▸ **Written exercise**:
Set down each line of the data below exactly as it stands, dropping the pictures.

▸ **Extracted material**:
○ ○ ○ ○ ○ ○ ○

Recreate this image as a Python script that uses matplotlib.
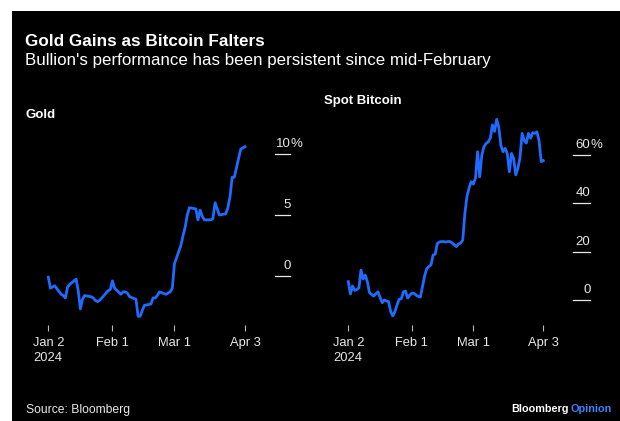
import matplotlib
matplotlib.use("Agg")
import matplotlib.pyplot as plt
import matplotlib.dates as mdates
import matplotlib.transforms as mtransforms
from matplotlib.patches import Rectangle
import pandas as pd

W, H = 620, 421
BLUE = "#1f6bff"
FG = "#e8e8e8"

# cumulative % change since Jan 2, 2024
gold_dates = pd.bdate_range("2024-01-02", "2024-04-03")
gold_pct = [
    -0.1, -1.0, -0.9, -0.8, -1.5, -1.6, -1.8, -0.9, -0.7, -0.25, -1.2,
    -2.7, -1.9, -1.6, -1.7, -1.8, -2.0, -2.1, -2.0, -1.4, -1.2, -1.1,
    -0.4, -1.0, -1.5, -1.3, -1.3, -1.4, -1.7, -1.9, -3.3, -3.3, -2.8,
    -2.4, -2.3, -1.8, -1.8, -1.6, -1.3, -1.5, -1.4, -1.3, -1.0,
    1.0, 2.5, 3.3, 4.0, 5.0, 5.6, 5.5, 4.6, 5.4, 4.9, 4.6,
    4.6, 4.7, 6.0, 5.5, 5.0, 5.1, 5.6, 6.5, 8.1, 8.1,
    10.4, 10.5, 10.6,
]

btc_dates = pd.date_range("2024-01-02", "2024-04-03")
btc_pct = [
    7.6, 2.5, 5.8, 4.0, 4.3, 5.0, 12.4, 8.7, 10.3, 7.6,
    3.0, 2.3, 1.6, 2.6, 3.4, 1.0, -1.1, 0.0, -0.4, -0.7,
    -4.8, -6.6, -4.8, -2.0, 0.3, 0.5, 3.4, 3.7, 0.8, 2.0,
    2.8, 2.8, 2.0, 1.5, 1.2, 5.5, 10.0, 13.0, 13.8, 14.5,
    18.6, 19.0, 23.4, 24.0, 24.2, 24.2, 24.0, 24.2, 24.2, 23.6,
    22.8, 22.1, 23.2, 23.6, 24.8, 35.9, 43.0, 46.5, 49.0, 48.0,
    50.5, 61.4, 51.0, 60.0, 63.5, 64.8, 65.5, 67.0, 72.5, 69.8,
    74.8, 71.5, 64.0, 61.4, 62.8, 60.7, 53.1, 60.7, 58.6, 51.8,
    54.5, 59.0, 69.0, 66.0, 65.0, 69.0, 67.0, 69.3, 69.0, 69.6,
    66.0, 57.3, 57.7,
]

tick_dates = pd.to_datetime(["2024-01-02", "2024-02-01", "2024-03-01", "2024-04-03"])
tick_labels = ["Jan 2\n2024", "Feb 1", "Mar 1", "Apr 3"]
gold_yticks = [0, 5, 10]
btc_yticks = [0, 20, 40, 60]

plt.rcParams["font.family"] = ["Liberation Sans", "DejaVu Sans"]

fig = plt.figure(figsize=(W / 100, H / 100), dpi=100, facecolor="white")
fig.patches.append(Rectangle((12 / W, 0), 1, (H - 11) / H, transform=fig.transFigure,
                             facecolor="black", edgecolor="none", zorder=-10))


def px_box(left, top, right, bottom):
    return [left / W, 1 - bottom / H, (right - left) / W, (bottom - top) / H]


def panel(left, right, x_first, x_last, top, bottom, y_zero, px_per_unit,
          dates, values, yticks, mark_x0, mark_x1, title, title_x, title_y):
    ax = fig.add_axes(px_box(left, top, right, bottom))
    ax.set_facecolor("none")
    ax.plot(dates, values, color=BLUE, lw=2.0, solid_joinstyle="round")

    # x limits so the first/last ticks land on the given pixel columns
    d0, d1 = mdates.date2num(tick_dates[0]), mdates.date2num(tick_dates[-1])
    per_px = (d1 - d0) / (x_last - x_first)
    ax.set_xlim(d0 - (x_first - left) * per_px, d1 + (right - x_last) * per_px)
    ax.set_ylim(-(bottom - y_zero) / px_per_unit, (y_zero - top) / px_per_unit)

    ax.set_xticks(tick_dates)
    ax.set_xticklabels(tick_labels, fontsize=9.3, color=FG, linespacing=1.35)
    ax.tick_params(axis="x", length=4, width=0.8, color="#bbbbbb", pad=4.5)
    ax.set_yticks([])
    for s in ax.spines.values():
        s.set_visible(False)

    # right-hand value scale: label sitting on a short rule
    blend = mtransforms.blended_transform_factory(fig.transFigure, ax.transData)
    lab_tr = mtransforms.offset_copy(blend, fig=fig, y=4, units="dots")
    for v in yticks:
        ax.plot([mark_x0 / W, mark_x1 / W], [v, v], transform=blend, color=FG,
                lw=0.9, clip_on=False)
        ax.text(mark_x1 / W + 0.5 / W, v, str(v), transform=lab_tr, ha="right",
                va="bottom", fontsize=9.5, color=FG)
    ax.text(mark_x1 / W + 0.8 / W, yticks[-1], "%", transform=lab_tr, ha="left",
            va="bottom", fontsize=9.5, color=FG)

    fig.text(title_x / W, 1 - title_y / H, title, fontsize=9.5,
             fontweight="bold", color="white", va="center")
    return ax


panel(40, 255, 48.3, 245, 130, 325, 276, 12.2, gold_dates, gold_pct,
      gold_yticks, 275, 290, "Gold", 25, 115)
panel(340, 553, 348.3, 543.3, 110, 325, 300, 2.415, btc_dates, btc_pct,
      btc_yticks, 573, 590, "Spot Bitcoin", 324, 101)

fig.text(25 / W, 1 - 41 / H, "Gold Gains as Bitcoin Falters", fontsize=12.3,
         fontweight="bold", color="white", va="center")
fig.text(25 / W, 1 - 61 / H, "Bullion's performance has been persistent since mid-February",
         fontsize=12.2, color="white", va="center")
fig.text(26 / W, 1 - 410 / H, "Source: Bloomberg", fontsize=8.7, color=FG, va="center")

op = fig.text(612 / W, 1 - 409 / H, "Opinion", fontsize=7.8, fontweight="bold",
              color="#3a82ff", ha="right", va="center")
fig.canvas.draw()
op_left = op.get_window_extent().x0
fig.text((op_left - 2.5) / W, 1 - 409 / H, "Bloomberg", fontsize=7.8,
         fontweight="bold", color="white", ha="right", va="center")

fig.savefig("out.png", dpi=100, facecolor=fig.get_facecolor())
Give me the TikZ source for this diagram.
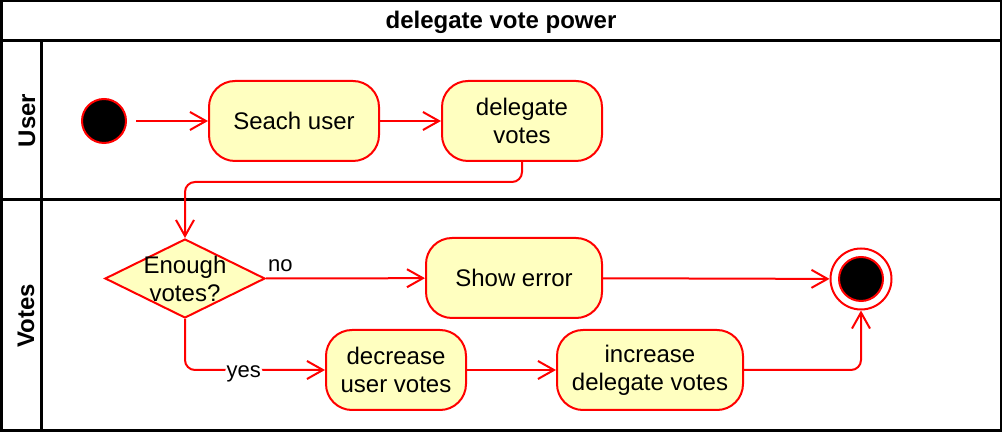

○ ○ ○ ○ ○ ○ ○

▸ **Exercise answer**:
Recreate this image as a Python script that uses matplotlib.
import matplotlib
matplotlib.use("Agg")
import matplotlib.pyplot as plt
import matplotlib.dates as mdates
import matplotlib.transforms as mtransforms
from matplotlib.patches import Rectangle
import pandas as pd

W, H = 620, 421
BLUE = "#1f6bff"
FG = "#e8e8e8"

# cumulative % change since Jan 2, 2024
gold_dates = pd.bdate_range("2024-01-02", "2024-04-03")
gold_pct = [
    -0.1, -1.0, -0.9, -0.8, -1.5, -1.6, -1.8, -0.9, -0.7, -0.25, -1.2,
    -2.7, -1.9, -1.6, -1.7, -1.8, -2.0, -2.1, -2.0, -1.4, -1.2, -1.1,
    -0.4, -1.0, -1.5, -1.3, -1.3, -1.4, -1.7, -1.9, -3.3, -3.3, -2.8,
    -2.4, -2.3, -1.8, -1.8, -1.6, -1.3, -1.5, -1.4, -1.3, -1.0,
    1.0, 2.5, 3.3, 4.0, 5.0, 5.6, 5.5, 4.6, 5.4, 4.9, 4.6,
    4.6, 4.7, 6.0, 5.5, 5.0, 5.1, 5.6, 6.5, 8.1, 8.1,
    10.4, 10.5, 10.6,
]

btc_dates = pd.date_range("2024-01-02", "2024-04-03")
btc_pct = [
    7.6, 2.5, 5.8, 4.0, 4.3, 5.0, 12.4, 8.7, 10.3, 7.6,
    3.0, 2.3, 1.6, 2.6, 3.4, 1.0, -1.1, 0.0, -0.4, -0.7,
    -4.8, -6.6, -4.8, -2.0, 0.3, 0.5, 3.4, 3.7, 0.8, 2.0,
    2.8, 2.8, 2.0, 1.5, 1.2, 5.5, 10.0, 13.0, 13.8, 14.5,
    18.6, 19.0, 23.4, 24.0, 24.2, 24.2, 24.0, 24.2, 24.2, 23.6,
    22.8, 22.1, 23.2, 23.6, 24.8, 35.9, 43.0, 46.5, 49.0, 48.0,
    50.5, 61.4, 51.0, 60.0, 63.5, 64.8, 65.5, 67.0, 72.5, 69.8,
    74.8, 71.5, 64.0, 61.4, 62.8, 60.7, 53.1, 60.7, 58.6, 51.8,
    54.5, 59.0, 69.0, 66.0, 65.0, 69.0, 67.0, 69.3, 69.0, 69.6,
    66.0, 57.3, 57.7,
]

tick_dates = pd.to_datetime(["2024-01-02", "2024-02-01", "2024-03-01", "2024-04-03"])
tick_labels = ["Jan 2\n2024", "Feb 1", "Mar 1", "Apr 3"]
gold_yticks = [0, 5, 10]
btc_yticks = [0, 20, 40, 60]

plt.rcParams["font.family"] = ["Liberation Sans", "DejaVu Sans"]

fig = plt.figure(figsize=(W / 100, H / 100), dpi=100, facecolor="white")
fig.patches.append(Rectangle((12 / W, 0), 1, (H - 11) / H, transform=fig.transFigure,
                             facecolor="black", edgecolor="none", zorder=-10))


def px_box(left, top, right, bottom):
    return [left / W, 1 - bottom / H, (right - left) / W, (bottom - top) / H]


def panel(left, right, x_first, x_last, top, bottom, y_zero, px_per_unit,
          dates, values, yticks, mark_x0, mark_x1, title, title_x, title_y):
    ax = fig.add_axes(px_box(left, top, right, bottom))
    ax.set_facecolor("none")
    ax.plot(dates, values, color=BLUE, lw=2.0, solid_joinstyle="round")

    # x limits so the first/last ticks land on the given pixel columns
    d0, d1 = mdates.date2num(tick_dates[0]), mdates.date2num(tick_dates[-1])
    per_px = (d1 - d0) / (x_last - x_first)
    ax.set_xlim(d0 - (x_first - left) * per_px, d1 + (right - x_last) * per_px)
    ax.set_ylim(-(bottom - y_zero) / px_per_unit, (y_zero - top) / px_per_unit)

    ax.set_xticks(tick_dates)
    ax.set_xticklabels(tick_labels, fontsize=9.3, color=FG, linespacing=1.35)
    ax.tick_params(axis="x", length=4, width=0.8, color="#bbbbbb", pad=4.5)
    ax.set_yticks([])
    for s in ax.spines.values():
        s.set_visible(False)

    # right-hand value scale: label sitting on a short rule
    blend = mtransforms.blended_transform_factory(fig.transFigure, ax.transData)
    lab_tr = mtransforms.offset_copy(blend, fig=fig, y=4, units="dots")
    for v in yticks:
        ax.plot([mark_x0 / W, mark_x1 / W], [v, v], transform=blend, color=FG,
                lw=0.9, clip_on=False)
        ax.text(mark_x1 / W + 0.5 / W, v, str(v), transform=lab_tr, ha="right",
                va="bottom", fontsize=9.5, color=FG)
    ax.text(mark_x1 / W + 0.8 / W, yticks[-1], "%", transform=lab_tr, ha="left",
            va="bottom", fontsize=9.5, color=FG)

    fig.text(title_x / W, 1 - title_y / H, title, fontsize=9.5,
             fontweight="bold", color="white", va="center")
    return ax


panel(40, 255, 48.3, 245, 130, 325, 276, 12.2, gold_dates, gold_pct,
      gold_yticks, 275, 290, "Gold", 25, 115)
panel(340, 553, 348.3, 543.3, 110, 325, 300, 2.415, btc_dates, btc_pct,
      btc_yticks, 573, 590, "Spot Bitcoin", 324, 101)

fig.text(25 / W, 1 - 41 / H, "Gold Gains as Bitcoin Falters", fontsize=12.3,
         fontweight="bold", color="white", va="center")
fig.text(25 / W, 1 - 61 / H, "Bullion's performance has been persistent since mid-February",
         fontsize=12.2, color="white", va="center")
fig.text(26 / W, 1 - 410 / H, "Source: Bloomberg", fontsize=8.7, color=FG, va="center")

op = fig.text(612 / W, 1 - 409 / H, "Opinion", fontsize=7.8, fontweight="bold",
              color="#3a82ff", ha="right", va="center")
fig.canvas.draw()
op_left = op.get_window_extent().x0
fig.text((op_left - 2.5) / W, 1 - 409 / H, "Bloomberg", fontsize=7.8,
         fontweight="bold", color="white", ha="right", va="center")

fig.savefig("out.png", dpi=100, facecolor=fig.get_facecolor())
Give me the TikZ source for this diagram.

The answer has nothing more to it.